→ Task
Gather each line in the entries that includes the string "What".

→ Given data
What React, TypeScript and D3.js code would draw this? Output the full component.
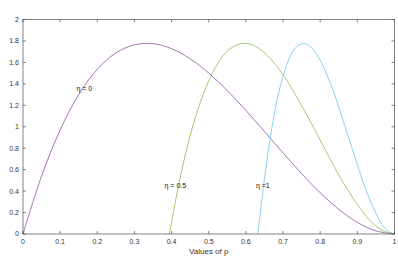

==

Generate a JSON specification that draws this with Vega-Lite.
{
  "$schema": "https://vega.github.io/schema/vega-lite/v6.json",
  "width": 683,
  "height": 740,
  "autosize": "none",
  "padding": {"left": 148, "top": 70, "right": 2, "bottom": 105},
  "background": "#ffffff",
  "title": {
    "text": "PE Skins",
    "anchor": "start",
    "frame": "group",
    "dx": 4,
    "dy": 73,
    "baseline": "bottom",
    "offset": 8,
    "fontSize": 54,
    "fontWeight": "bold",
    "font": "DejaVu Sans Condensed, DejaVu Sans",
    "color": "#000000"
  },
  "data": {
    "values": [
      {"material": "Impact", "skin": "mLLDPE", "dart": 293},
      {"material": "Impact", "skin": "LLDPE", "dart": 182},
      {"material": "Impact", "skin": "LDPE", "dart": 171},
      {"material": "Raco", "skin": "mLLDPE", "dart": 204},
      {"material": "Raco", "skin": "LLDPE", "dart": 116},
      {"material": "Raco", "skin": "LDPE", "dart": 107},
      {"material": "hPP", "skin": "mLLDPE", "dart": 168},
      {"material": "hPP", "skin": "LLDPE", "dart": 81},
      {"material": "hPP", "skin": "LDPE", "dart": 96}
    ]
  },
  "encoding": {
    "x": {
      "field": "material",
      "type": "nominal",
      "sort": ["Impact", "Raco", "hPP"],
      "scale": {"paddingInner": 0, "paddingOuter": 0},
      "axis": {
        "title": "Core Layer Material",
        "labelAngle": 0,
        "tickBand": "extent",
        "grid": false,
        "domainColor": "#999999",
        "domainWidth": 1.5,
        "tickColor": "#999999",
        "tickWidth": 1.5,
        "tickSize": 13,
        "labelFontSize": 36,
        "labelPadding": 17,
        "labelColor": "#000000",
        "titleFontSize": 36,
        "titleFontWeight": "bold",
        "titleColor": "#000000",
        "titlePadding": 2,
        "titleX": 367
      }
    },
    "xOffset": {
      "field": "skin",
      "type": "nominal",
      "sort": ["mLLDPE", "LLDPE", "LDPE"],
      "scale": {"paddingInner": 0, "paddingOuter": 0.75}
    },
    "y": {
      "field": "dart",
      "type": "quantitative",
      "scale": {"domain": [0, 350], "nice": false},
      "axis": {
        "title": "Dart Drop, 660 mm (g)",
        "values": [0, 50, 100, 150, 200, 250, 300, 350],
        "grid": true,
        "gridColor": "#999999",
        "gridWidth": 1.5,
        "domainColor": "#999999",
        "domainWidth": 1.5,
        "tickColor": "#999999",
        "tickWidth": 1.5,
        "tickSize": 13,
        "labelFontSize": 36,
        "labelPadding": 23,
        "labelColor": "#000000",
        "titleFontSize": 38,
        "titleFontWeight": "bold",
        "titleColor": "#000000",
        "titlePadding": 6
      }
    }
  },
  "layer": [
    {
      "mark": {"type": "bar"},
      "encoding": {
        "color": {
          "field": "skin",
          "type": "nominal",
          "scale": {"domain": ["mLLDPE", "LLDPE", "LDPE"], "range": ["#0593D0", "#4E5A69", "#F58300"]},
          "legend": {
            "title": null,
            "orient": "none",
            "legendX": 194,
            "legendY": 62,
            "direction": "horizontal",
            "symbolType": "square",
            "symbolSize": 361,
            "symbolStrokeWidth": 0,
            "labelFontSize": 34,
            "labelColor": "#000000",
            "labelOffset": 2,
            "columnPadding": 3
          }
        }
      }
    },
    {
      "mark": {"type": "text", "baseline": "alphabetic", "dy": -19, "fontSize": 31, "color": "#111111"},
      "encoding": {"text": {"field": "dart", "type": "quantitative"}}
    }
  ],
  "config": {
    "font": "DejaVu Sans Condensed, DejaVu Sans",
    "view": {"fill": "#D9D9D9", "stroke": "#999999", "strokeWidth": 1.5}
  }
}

...

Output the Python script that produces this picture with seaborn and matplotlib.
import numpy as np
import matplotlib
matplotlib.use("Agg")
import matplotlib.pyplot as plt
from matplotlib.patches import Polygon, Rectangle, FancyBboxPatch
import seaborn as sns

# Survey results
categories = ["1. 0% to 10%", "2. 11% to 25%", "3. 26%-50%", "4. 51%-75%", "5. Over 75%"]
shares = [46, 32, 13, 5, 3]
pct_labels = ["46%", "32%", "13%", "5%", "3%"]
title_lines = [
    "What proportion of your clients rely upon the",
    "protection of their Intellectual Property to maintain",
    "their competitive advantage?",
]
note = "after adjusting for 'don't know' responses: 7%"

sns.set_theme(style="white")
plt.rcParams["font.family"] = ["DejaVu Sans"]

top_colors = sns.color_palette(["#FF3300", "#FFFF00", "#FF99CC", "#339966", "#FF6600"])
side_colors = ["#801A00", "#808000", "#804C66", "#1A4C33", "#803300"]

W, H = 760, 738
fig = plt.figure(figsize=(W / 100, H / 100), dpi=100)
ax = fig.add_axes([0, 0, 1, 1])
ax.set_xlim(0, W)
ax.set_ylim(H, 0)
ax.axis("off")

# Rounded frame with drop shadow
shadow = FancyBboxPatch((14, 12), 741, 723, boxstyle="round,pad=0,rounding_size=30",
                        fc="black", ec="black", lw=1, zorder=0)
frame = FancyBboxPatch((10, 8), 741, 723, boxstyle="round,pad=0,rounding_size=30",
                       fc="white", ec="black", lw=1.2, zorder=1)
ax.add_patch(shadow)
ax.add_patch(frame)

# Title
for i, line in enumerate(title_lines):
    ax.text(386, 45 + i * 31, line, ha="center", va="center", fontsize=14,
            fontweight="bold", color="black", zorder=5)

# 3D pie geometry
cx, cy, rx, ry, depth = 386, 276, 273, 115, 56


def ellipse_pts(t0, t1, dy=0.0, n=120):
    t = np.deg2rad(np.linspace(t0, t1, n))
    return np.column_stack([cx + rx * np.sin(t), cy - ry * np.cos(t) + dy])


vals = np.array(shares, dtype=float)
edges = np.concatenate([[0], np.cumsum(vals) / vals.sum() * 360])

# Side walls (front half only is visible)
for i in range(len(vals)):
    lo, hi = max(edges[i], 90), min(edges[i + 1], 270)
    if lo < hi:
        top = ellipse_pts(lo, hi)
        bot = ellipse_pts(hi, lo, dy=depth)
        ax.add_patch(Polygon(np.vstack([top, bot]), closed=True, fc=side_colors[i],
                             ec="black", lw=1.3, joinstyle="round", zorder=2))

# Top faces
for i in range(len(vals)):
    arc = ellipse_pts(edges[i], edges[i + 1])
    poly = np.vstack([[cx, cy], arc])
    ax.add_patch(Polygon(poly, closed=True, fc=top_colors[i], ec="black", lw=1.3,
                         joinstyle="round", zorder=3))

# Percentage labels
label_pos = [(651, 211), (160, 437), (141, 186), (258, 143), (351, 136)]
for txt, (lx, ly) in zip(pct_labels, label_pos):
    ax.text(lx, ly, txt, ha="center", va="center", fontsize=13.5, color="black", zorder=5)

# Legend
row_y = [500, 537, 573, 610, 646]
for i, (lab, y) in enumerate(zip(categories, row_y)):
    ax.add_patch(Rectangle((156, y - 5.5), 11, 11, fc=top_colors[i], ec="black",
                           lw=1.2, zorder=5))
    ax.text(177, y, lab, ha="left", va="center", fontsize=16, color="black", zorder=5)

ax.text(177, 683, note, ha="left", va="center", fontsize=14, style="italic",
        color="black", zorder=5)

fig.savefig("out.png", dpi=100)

→ Output
What React, TypeScript and D3.js code would draw this? Output the full component.
    "What proportion of your clients rely upon the",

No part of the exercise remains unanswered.